1. Number flash for batting tee, dropped balls, and short flip work – coach flashes a number down at their side, in line with the contact area and has players look at and call the number before looking for the batted balls.

2. Behind the hitter flips – the coach, kneeling down a safe distance behind the hitter, where the catcher usually sits, flips balls forward into the hitting zone. Batters begin with their eyes toward the pitcher but look back after their stride and before the coach flip of the ball. With the ball coming from behind, hitters have no reason to pull their head away.

3. Colored dots or written numbers on batting practice balls – hitters call out the colors or numbers they saw after hitting the ball.

4. Hitting on a balance beam or similar balancing object – body balance begins with head control, so hitting on a balancing object helps keep the head and eyes steady.

*Taking regular batting practice is not a good idea on a balance beam, though, as batters’ ability to get out of the way is compromised.

5. Object to the opposite side of home plate in line with hitter’s eyes at contact – during batting practice hitters are required to look at an object, such as a glove, before following the batted ball.

6. Tracking the ball drill – coaches set a few objects along the path from batting practice pitcher to home plate and hitters watch the ball pass over each object. Many hitters only watch the ball two-thirds of the way, first part or last part, so this helps them concentrate on the entire path to home.

7. Breaking ball drill – during batting practice, hitters do not swing at any off speed pitches.
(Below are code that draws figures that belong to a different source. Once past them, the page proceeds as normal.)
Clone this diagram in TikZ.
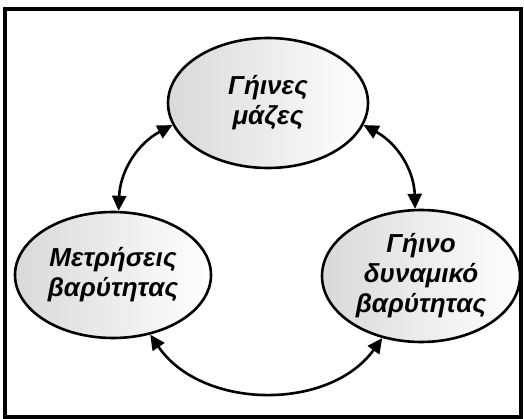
\documentclass[tikz,border=0pt]{standalone}
\usepackage{fontspec}
\setmainfont{Liberation Sans}
\usetikzlibrary{arrows.meta,shapes.geometric}

\begin{document}
\begin{tikzpicture}[
    x=1pt, y=1pt,
    cyclebox/.style={draw, ellipse, line width=2.6pt, inner sep=0pt,
      left color=black!15, right color=white, align=center,
      font=\fontsize{26}{30}\selectfont\bfseries\itshape},
    arrow/.style={{Triangle[length=15pt,width=14pt]}-{Triangle[length=15pt,width=14pt]},
      line width=2.6pt}
  ]
    \useasboundingbox (0,0) rectangle (524,418);
    \draw[line width=3.5pt] (5,1) rectangle (521,409);
    \node[cyclebox, minimum width=200pt, minimum height=130pt] (masses) at (268,315) {Γήινες\\μάζες};
    \node[cyclebox, minimum width=196pt, minimum height=126pt] (measure) at (113,143) {Μετρήσεις\\βαρύτητας};
    \node[cyclebox, minimum width=198pt, minimum height=132pt] (potential) at (421,142) {Γήινο\\δυναμικό\\βαρύτητας};
    \draw[arrow] (measure.85) to[bend left=30] (masses.193);
    \draw[arrow] (masses.-13) to[bend left=30] (potential.95);
    \draw[arrow] (measure.-58) to[bend right=55] (potential.238);
  \end{tikzpicture}
\end{document}
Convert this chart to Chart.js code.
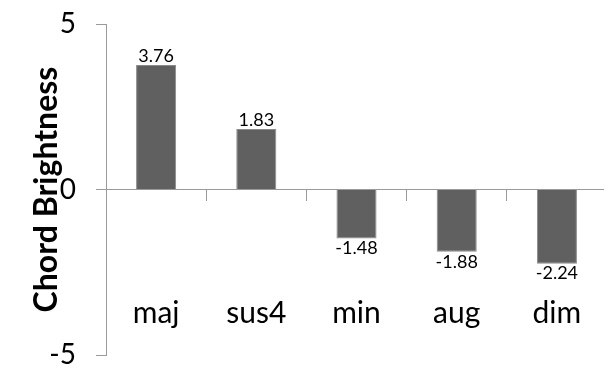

This drill tells the coach and hitter that they are noticing off speed pitches, which means they are not fooled and are seeing the ball well.

8. Ball or strike calls – batters watch pitches during batting practice or while standing in (with helmet on) during pitcher’s practice without swinging and call out ball or strike as soon as that is determined.

Finally, many hitters pull their head off the ball because of incorrect hip turns or long swings, so correct swing mechanics must be practiced and improved upon.